The UF says a good contract can be settled with faculty without any extra cost to students. For example, paying a fair wage would cost less than 1 percent of the extra cash that the university has complied, without any tuition increase.

An increasing share of tuition goes to administration costs, versus resources for our education. Over the last five years, the administration budget has increased by 10 percent, while tenured jobs have decreased by 1 percnt.

Student and campus workers alike recognize the complicity of the administration in driving this new business model of the university, which is in direct contradiction of UIC's mission statement: "To provide a wide range of students with the educational opportunity only a leading research university can offer and to foster scholarship and practices that reflect and respond to the increasing diversity of the U.S. in a rapidly globalizing world."

But this is in keeping with the trend throughout public education toward privatization and the corporate "reform" agenda.

Together, the unions at UIC are standing up and sending a unified message--that workers and students alike are unhappy with conditions on campus. Students are paying more for a worse education--meanwhile, UIC employees are providing more wealth than ever for the university, but getting by with less.

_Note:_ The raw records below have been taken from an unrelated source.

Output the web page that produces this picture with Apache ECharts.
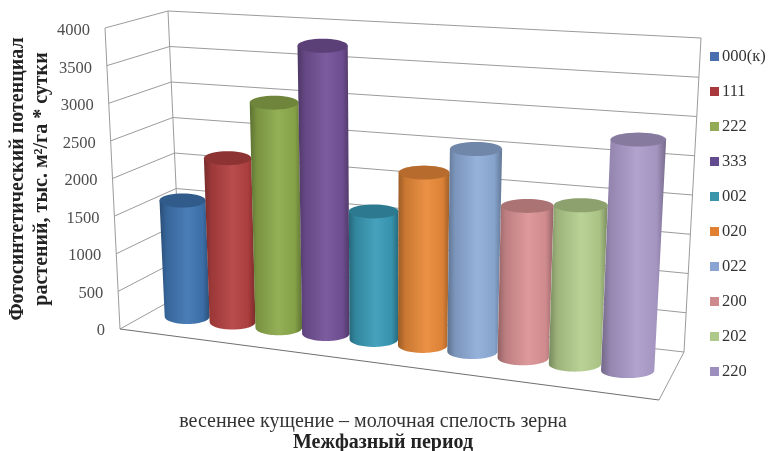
<!DOCTYPE html>
<html>
<head>
<meta charset="utf-8">
<style>html,body{margin:0;padding:0;background:#fff}#chart{width:772px;height:451px}</style>
<script src="https://cdn.jsdelivr.net/npm/echarts@6/dist/echarts.min.js"></script>
</head>
<body>
<div id="chart"></div>
<script>
// Chart data
var categories = ['весеннее кущение – молочная спелость зерна'];
var seriesNames = ['000(к)', '111', '222', '333', '002', '020', '022', '200', '202', '220'];
var seriesValues = [1575, 2205, 3000, 3800, 1675, 2240, 2600, 1930, 2000, 2880];
var seriesColors = ['#3f75b2', '#b54141', '#8dab4c', '#745298', '#3a9cb8', '#ea8a3a', '#8fadd9', '#dc9396', '#b5cf8e', '#ac9ccb'];
var legendColors = ['#4a6fae', '#a9383c', '#93ab55', '#634b8f', '#3a95ab', '#e08030', '#8ba5d2', '#cd8b8e', '#aec98a', '#9d8fbd'];
var yTicks = [0, 500, 1000, 1500, 2000, 2500, 3000, 3500, 4000];
var yMax = 4000;

// Corners of the 3D box on screen: floor and ceiling planes
var floorQuad = { fl: [120, 329], fr: [659, 400], bl: [181, 295], br: [684, 352] };
var ceilQuad = { fl: [105, 28], fr: [677, 67], bl: [168, 11], br: [701, 38] };
var PERSPECTIVE = 0.905;
var SIDE_MARGIN = 0.03;
var CENTER_DEPTH = 0.5;

function mix(a, b, k) { return [a[0] + (b[0] - a[0]) * k, a[1] + (b[1] - a[1]) * k]; }
function onPlane(q, s, t) { return mix(mix(q.fl, q.fr, s), mix(q.bl, q.br, s), t); }

// s: share along the front edge, t: depth, h: share of the axis height
function project(s, t, h) {
  var w = s * PERSPECTIVE / (1 + (PERSPECTIVE - 1) * s);
  return mix(onPlane(floorQuad, w, t), onPlane(ceilQuad, w, t), h);
}

function shade(hex, k) {
  var n = parseInt(hex.slice(1), 16);
  var c = [n >> 16, (n >> 8) & 255, n & 255].map(function (v) {
    return Math.round(k <= 1 ? v * k : v + (255 - v) * (k - 1));
  });
  return 'rgb(' + c.join(',') + ')';
}

function ellipsePoints(cx, cy, rx, ry, from, to) {
  var pts = [];
  for (var i = 0; i <= 40; i++) {
    var a = from + (to - from) * i / 40;
    pts.push([cx + rx * Math.cos(a), cy + ry * Math.sin(a)]);
  }
  return pts;
}

// Walls of the box: one side and one back gridline per tick, edges on the zero tick
function renderFrame(params, api) {
  var rect = params.coordSys;
  var h = (rect.y + rect.height - api.coord([0, api.value(1)])[1]) / rect.height;
  var line = { stroke: '#9b9b9b', lineWidth: 1, fill: null };
  var children = [{
    type: 'polyline',
    shape: { points: [project(0, 0, h), project(0, 1, h), project(1, 1, h)] },
    style: line
  }];
  if (api.value(1) === 0) {
    [[project(0, 0, 0), project(0, 0, 1)],
     [project(0, 1, 0), project(0, 1, 1)],
     [project(1, 1, 0), project(1, 1, 1)],
     [project(1, 1, 0), project(1, 0, 0)]].forEach(function (p) {
      children.push({ type: 'polyline', shape: { points: p }, style: line });
    });
    children.push({
      type: 'polyline',
      shape: { points: [project(0, 0, 0), project(1, 0, 0)] },
      style: { stroke: '#6f6f6f', lineWidth: 1, fill: null }
    });
  }
  return { type: 'group', children: children };
}

// Cylinder for one series inside the single category band
function cylinderRenderer(index, color) {
  return function (params, api) {
    var rect = params.coordSys;
    var top = api.coord([api.value(0), api.value(1)]);
    var band = api.size([1, 0])[0] / seriesNames.length;
    var gx = top[0] + (index - (seriesNames.length - 1) / 2) * band;
    var toS = function (x) { return SIDE_MARGIN + (1 - 2 * SIDE_MARGIN) * (x - rect.x) / rect.width; };
    var h = (rect.y + rect.height - top[1]) / rect.height;
    var sL = toS(gx - band / 2), sR = toS(gx + band / 2);
    var bL = project(sL, CENTER_DEPTH, 0), bR = project(sR, CENTER_DEPTH, 0);
    var tL = project(sL, CENTER_DEPTH, h), tR = project(sR, CENTER_DEPTH, h);
    var bcx = (bL[0] + bR[0]) / 2, bcy = (bL[1] + bR[1]) / 2, brx = (bR[0] - bL[0]) / 2;
    var tcx = (tL[0] + tR[0]) / 2, tcy = (tL[1] + tR[1]) / 2, trx = (tR[0] - tL[0]) / 2;
    var body = [[tcx - trx, tcy]]
      .concat([[tcx + trx, tcy]])
      .concat(ellipsePoints(bcx, bcy, brx, 7.5, 0, Math.PI));
    var grad = {
      type: 'linear', x: 0, y: 0, x2: 1, y2: 0,
      colorStops: [
        { offset: 0, color: shade(color, 0.66) },
        { offset: 0.14, color: shade(color, 0.86) },
        { offset: 0.55, color: shade(color, 1.06) },
        { offset: 0.86, color: shade(color, 0.94) },
        { offset: 1, color: shade(color, 0.68) }
      ]
    };
    return {
      type: 'group',
      children: [
        { type: 'polygon', shape: { points: body }, style: { fill: grad } },
        {
          type: 'polygon',
          shape: { points: ellipsePoints(tcx, tcy, trx, 7, 0, Math.PI * 2) },
          style: { fill: shade(color, 0.78) }
        }
      ]
    };
  };
}

// Tick labels follow the slant of the front wall edge
var tickRich = {};
yTicks.forEach(function (v) {
  tickRich['t' + v] = {
    padding: [4, v / yMax * 15, 0, 0],
    fontFamily: 'Liberation Serif', fontSize: 16.5, color: '#4d4d4d'
  };
});

var series = [{
  type: 'custom',
  name: 'walls',
  silent: true,
  renderItem: renderFrame,
  encode: { x: 0, y: 1 },
  data: yTicks.map(function (v) { return [0, v]; })
}];
seriesNames.forEach(function (name, i) {
  series.push({
    type: 'custom',
    name: name,
    renderItem: cylinderRenderer(i, seriesColors[i]),
    encode: { x: 0, y: 1 },
    itemStyle: { color: legendColors[i] },
    data: [[0, seriesValues[i]]]
  });
});

var chart = echarts.init(document.getElementById('chart'), null, { renderer: 'canvas' });
chart.setOption({
  animation: false,
  backgroundColor: '#fff',
  grid: { left: 110, top: 29, width: 526, height: 300, outerBoundsMode: 'none' },
  xAxis: {
    type: 'category',
    data: categories,
    axisLine: { show: false },
    axisTick: { show: false },
    axisLabel: { margin: 83, fontFamily: 'Liberation Serif', fontSize: 20, color: '#333' },
    name: 'Межфазный период',
    nameLocation: 'middle',
    nameGap: 104,
    nameMoveOverlap: false,
    nameTextStyle: { fontFamily: 'Liberation Serif', fontSize: 20, fontWeight: 'bold', color: '#222', padding: [0, 0, 0, 20] }
  },
  yAxis: {
    type: 'value',
    min: 0,
    max: yMax,
    interval: 500,
    axisLine: { show: false },
    axisTick: { show: false },
    splitLine: { show: false },
    axisLabel: {
      margin: 5,
      formatter: function (v) { return '{t' + v + '|' + v + '}'; },
      rich: tickRich
    },
    name: 'Фотосинтетический потенциал\nрастений, тыс. м²/га * сутки',
    nameLocation: 'middle',
    nameRotate: 90,
    nameGap: 56,
    nameMoveOverlap: false,
    nameTextStyle: { fontFamily: 'Liberation Serif', fontSize: 20, fontWeight: 'bold', color: '#222', lineHeight: 24 }
  },
  legend: {
    orient: 'vertical',
    left: 710,
    top: 48,
    padding: 0,
    data: seriesNames,
    icon: 'rect',
    itemWidth: 9,
    itemHeight: 9,
    itemGap: 18,
    textStyle: { fontFamily: 'Liberation Serif', fontSize: 16.5, color: '#333', lineHeight: 17, padding: [0, 0, 0, -2] }
  },
  series: series
});
</script>
</body>
</html>
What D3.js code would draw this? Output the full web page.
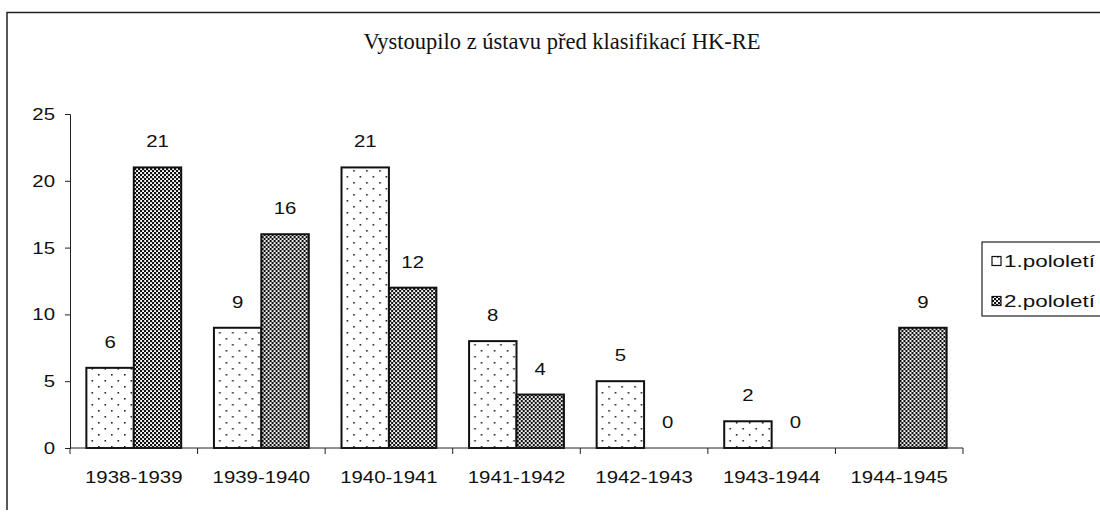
<!DOCTYPE html>
<html>
<head>
<meta charset="utf-8">
<script src="https://cdn.jsdelivr.net/npm/d3@7"></script>
<style>
  body { margin: 0; background: #fff; }
  svg { display: block; }
</style>
</head>
<body>
<div class="chart"></div>
<script>
// data
const categories = ["1938-1939", "1939-1940", "1940-1941", "1941-1942", "1942-1943", "1943-1944", "1944-1945"];
const series = ["1.pololetí", "2.pololetí"];
const firstHalf = [6, 9, 21, 8, 5, 2, null];
const secondHalf = [21, 16, 12, 4, 0, 0, 9];
const yTicks = [0, 5, 10, 15, 20, 25];

const W = 1100, H = 513;
const plot = { left: 70, right: 963, top: 114, bottom: 448 };
const stretch = 1.2;   // the scanned labels are wider than normal Arial

const svg = d3.select('.chart').append('svg')
    .attr('width', W).attr('height', H);

// patterns
const defs = svg.append('defs');
const dots = defs.append('pattern').attr('id', 'dots')
    .attr('patternUnits', 'userSpaceOnUse').attr('width', 13).attr('height', 12);
dots.append('rect').attr('width', 13).attr('height', 12).attr('fill', '#fff');
dots.append('rect').attr('x', 2).attr('y', 2).attr('width', 1.6).attr('height', 1.6).attr('fill', '#222');
dots.append('rect').attr('x', 8.5).attr('y', 8).attr('width', 1.6).attr('height', 1.6).attr('fill', '#222');

const check = defs.append('pattern').attr('id', 'check')
    .attr('patternUnits', 'userSpaceOnUse').attr('width', 4).attr('height', 4);
check.append('rect').attr('width', 4).attr('height', 4).attr('fill', '#fff');
check.append('rect').attr('x', 0).attr('y', 0).attr('width', 2.2).attr('height', 2.2).attr('fill', '#111');
check.append('rect').attr('x', 2).attr('y', 2).attr('width', 2.2).attr('height', 2.2).attr('fill', '#111');

const fills = ['url(#dots)', 'url(#check)'];

// frame (only top and left edges visible)
svg.append('path')
    .attr('d', `M7,510 V12.5 H1100`)
    .attr('fill', 'none').attr('stroke', '#222').attr('stroke-width', 1.5);

// title
svg.append('text')
    .attr('x', 562).attr('y', 49)
    .attr('text-anchor', 'middle')
    .style('font-family', '"Liberation Serif", "Times New Roman", serif')
    .style('font-size', '22.5px')
    .attr('fill', '#111')
    .text('Vystoupilo z ústavu před klasifikací HK-RE');

// scales
const x = d3.scaleBand().domain(categories).range([plot.left, plot.right]).paddingInner(0).paddingOuter(0);
const xs = d3.scaleBand().domain(series).range([0, x.bandwidth()]).paddingInner(0).paddingOuter(0.345);
const y = d3.scaleLinear().domain([0, 25]).range([plot.bottom, plot.top]);

const font = '"Liberation Sans", Arial, sans-serif';

// y axis
const yAxis = svg.append('g')
    .attr('transform', `translate(${plot.left},0)`)
    .call(d3.axisLeft(y).tickValues(yTicks).tickSize(5).tickPadding(10));
yAxis.selectAll('text')
    .attr('x', -15 / stretch)
    .attr('transform', `scale(${stretch},1)`)
    .style('font-family', font).style('font-size', '17px').attr('fill', '#111');
yAxis.selectAll('line, path').attr('stroke', '#222');

// bars
const rows = categories.map((c, i) => ({ cat: c, vals: [firstHalf[i], secondHalf[i]] }));
const groups = svg.append('g').selectAll('g').data(rows).join('g')
    .attr('transform', d => `translate(${x(d.cat)},0)`);

groups.selectAll('rect')
    .data(d => d.vals.map((v, j) => ({ v, s: series[j], j })).filter(e => e.v !== null && e.v > 0))
    .join('rect')
    .attr('x', d => xs(d.s))
    .attr('width', xs.bandwidth())
    .attr('y', d => y(d.v))
    .attr('height', d => y(0) - y(d.v))
    .attr('fill', d => fills[d.j])
    .attr('stroke', '#111').attr('stroke-width', 2);

groups.selectAll('text')
    .data(d => d.vals.map((v, j) => ({ v, s: series[j] })).filter(e => e.v !== null))
    .join('text')
    .attr('transform', d => `translate(${xs(d.s) + xs.bandwidth() / 2},${y(d.v) - 26}) scale(${stretch},1)`)
    .attr('dy', '0.35em')
    .attr('text-anchor', 'middle')
    .style('font-family', font).style('font-size', '17px')
    .attr('fill', '#111')
    .text(d => d.v);

// x axis with ticks at category boundaries
const xAxis = svg.append('g').attr('transform', `translate(0,${plot.bottom})`);
xAxis.append('line')
    .attr('x1', plot.left).attr('x2', plot.right)
    .attr('stroke', '#222');
xAxis.selectAll('line.tick').data(categories.concat([null])).join('line')
    .attr('class', 'tick')
    .attr('x1', (d, i) => plot.left + i * x.step())
    .attr('x2', (d, i) => plot.left + i * x.step())
    .attr('y1', 0).attr('y2', 6)
    .attr('stroke', '#222');
xAxis.selectAll('text').data(categories).join('text')
    .attr('transform', d => `translate(${x(d) + x.bandwidth() / 2},35) scale(${stretch},1)`)
    .attr('text-anchor', 'middle')
    .style('font-family', font).style('font-size', '17px')
    .attr('fill', '#111')
    .text(d => d);

// legend
const legend = svg.append('g').attr('transform', 'translate(982,242)');
legend.append('rect').attr('width', 140).attr('height', 74)
    .attr('fill', '#fff').attr('stroke', '#222').attr('stroke-width', 1.2);
series.forEach((s, i) => {
    const gy = 19 + i * 40;
    legend.append('rect')
        .attr('x', 10).attr('y', gy - 4.5).attr('width', 9).attr('height', 9)
        .attr('fill', fills[i]).attr('stroke', '#111').attr('stroke-width', 1.2);
    legend.append('text')
        .attr('transform', `translate(22,${gy}) scale(1.32,1)`)
        .attr('dy', '0.35em')
        .style('font-family', font).style('font-size', '17px')
        .attr('fill', '#111')
        .text(s);
});
</script>
</body>
</html>
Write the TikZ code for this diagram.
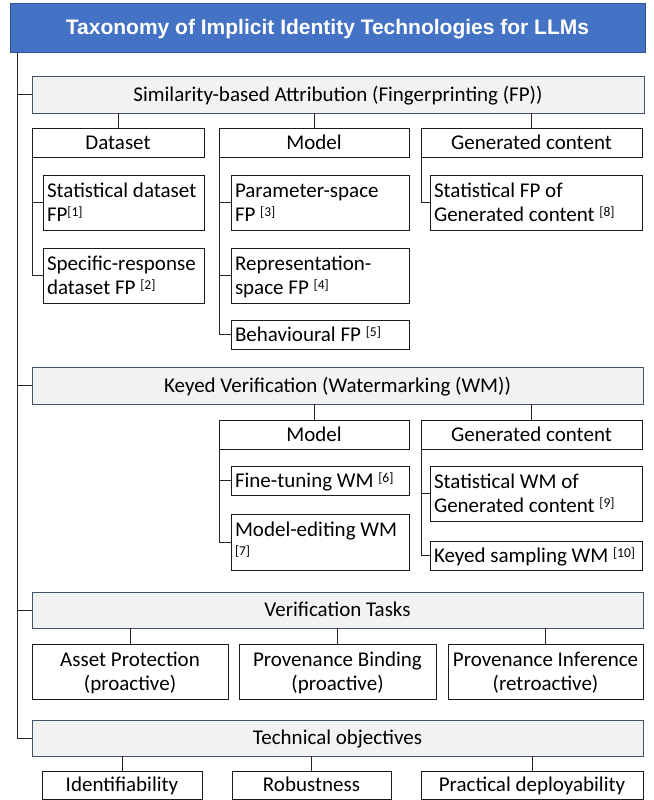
\documentclass[tikz,border=0pt]{standalone}
\usepackage{fontspec}
\setmainfont{Carlito}
\newfontfamily\titlefont{Liberation Sans}
\definecolor{titleblue}{HTML}{4472C4}
\definecolor{titleborder}{HTML}{2F528F}
\definecolor{catfill}{HTML}{F2F2F2}
\definecolor{catborder}{HTML}{44546A}
\definecolor{boxline}{HTML}{1A1A1A}
\definecolor{connline}{HTML}{262626}
\newcommand\rf[1]{\raisebox{5bp}{\fontsize{13.5bp}{13.5bp}\selectfont[#1]}}
\newcommand\tstrut{\rule[-5.5bp]{0pt}{24bp}}
% centred box: style, name, x1, y1, x2, y2, text
\newcommand\cbox[7]{%
  \pgfmathsetlengthmacro\bw{(#5-#3)*1bp}%
  \pgfmathsetlengthmacro\bh{(#6-#4)*1bp}%
  \node[#1, minimum width=\bw, minimum height=\bh] (#2) at ({(#3+#5)/2},{(#4+#6)/2}) {\spaceskip=0pt\xspaceskip=0pt\relax\tstrut #7\tstrut};}
% left-aligned leaf box: name, x1, y1, x2, y2, text
\newcommand\leafbox[6]{%
  \pgfmathsetlengthmacro\bw{(#4-#2)*1bp}%
  \pgfmathsetlengthmacro\bh{(#5-#3)*1bp}%
  \pgfmathsetlengthmacro\tw{(#4-#2-8)*1bp}%
  \node[leaf, minimum width=\bw, minimum height=\bh, text width=\tw] (#1) at ({(#2+#4)/2},{(#3+#5)/2}) {\spaceskip=0pt\xspaceskip=0pt\relax\tstrut #6\tstrut};}
\begin{document}
\begin{tikzpicture}[x=1bp,y=-1bp,
  font=\fontsize{21bp}{24bp}\selectfont,
  base/.style={inner sep=0pt, outer sep=0pt, line width=1bp},
  titlebox/.style={base, draw=titleborder, fill=titleblue, text=white,
    font=\titlefont\bfseries\fontsize{21bp}{24bp}\selectfont},
  catbox/.style={base, draw=catborder, fill=catfill},
  subbox/.style={base, draw=boxline, fill=white, align=center},
  leaf/.style={base, draw=boxline, fill=white, align=left, inner xsep=4bp},
  conn/.style={draw=connline, line width=1bp}]
\useasboundingbox (0,0) rectangle (654,800);

% title and categories
\cbox{titlebox}{title}{10}{4}{645}{53}{Taxonomy of Implicit Identity Technologies for LLMs}
\cbox{catbox}{sim}{32}{76}{644}{113}{Similarity-based Attribution (Fingerprinting (FP))}
\cbox{catbox}{kv}{32}{367}{643}{404}{Keyed Verification (Watermarking (WM))}
\cbox{catbox}{vt}{32}{592}{643}{628}{Verification Tasks}
\cbox{catbox}{tob}{32}{720}{643}{756}{Technical objectives}

% fingerprinting
\cbox{subbox}{fpds}{32}{128}{204}{157}{Dataset}
\cbox{subbox}{fpmd}{219}{128}{409}{157}{Model}
\cbox{subbox}{fpgc}{421}{128}{642}{157}{Generated content}
\leafbox{ds1}{43}{175}{204}{230}{Statistical dataset\\FP\rf{1}}
\leafbox{ds2}{43}{248}{204}{303}{Specific-response\\dataset FP \rf{2}}
\leafbox{md1}{231}{175}{409}{230}{Parameter-space\\FP \rf{3}}
\leafbox{md2}{231}{248}{409}{303}{Representation-\\space FP \rf{4}}
\leafbox{md3}{231}{320}{409}{349}{Behavioural FP \rf{5}}
\leafbox{gc1}{430}{175}{642}{230}{Statistical FP of\\Generated content \rf{8}}

% watermarking
\cbox{subbox}{wmmd}{219}{420}{409}{449}{Model}
\cbox{subbox}{wmgc}{421}{420}{642}{449}{Generated content}
\leafbox{wm1}{231}{466}{409}{495}{Fine-tuning WM \rf{6}}
\leafbox{wm2}{231}{514}{409}{570}{Model-editing WM\\\rf{7}}
\leafbox{wg1}{430}{466}{642}{521}{Statistical WM of\\Generated content \rf{9}}
\leafbox{wg2}{430}{541}{642}{570}{Keyed sampling WM \rf{10}}

% tasks
\cbox{subbox}{t1}{32}{644}{228}{699}{Asset Protection\\(proactive)}
\cbox{subbox}{t2}{239}{644}{436}{699}{Provenance Binding\\(proactive)}
\cbox{subbox}{t3}{448}{644}{643}{699}{Provenance Inference\\(retroactive)}

% objectives
\cbox{subbox}{o1}{42}{771}{202}{799}{Identifiability}
\cbox{subbox}{o2}{232}{771}{391}{799}{Robustness}
\cbox{subbox}{o3}{421}{771}{643}{799}{Practical deployability}

% trunk
\coordinate (trunk) at ([xshift=7bp]title.south west);
\foreach \n in {sim,kv,vt,tob} \draw[conn] (trunk) |- (\n.west);

% category to sub-boxes
\foreach \c in {fpds,fpmd,fpgc} \draw[conn] (sim.south -| \c.north) -- (\c.north);
\foreach \c in {wmmd,wmgc} \draw[conn] (kv.south -| \c.north) -- (\c.north);
\foreach \c in {t1,t2,t3} \draw[conn] (vt.south -| \c.north) -- (\c.north);
\foreach \c in {o1,o2,o3} \draw[conn] (tob.south -| \c.north) -- (\c.north);

% sub-boxes to leaves
\foreach \c in {ds1,ds2} \draw[conn] (fpds.south west) |- (\c.west);
\foreach \c in {md1,md2,md3} \draw[conn] (fpmd.south west) |- (\c.west);
\draw[conn] (fpgc.south west) |- (gc1.west);
\foreach \c in {wm1,wm2} \draw[conn] (wmmd.south west) |- (\c.west);
\foreach \c in {wg1,wg2} \draw[conn] (wmgc.south west) |- (\c.west);
\end{tikzpicture}
\end{document}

If the faculty get the contract they are asking for, not only will they have jobs worth staying in, but students stand to get a better education as well.

The UF says that a strike will begin on February 18-19, with picket lines going up on those days--students are encouraged to come to campus on those days, but to join the picket lines instead of going to classes. Workers across Chicago are being asked to write solidarity statements from their unions and community organizations, and come out to show the administration that this fight is part of a broader struggle for all workers in the city.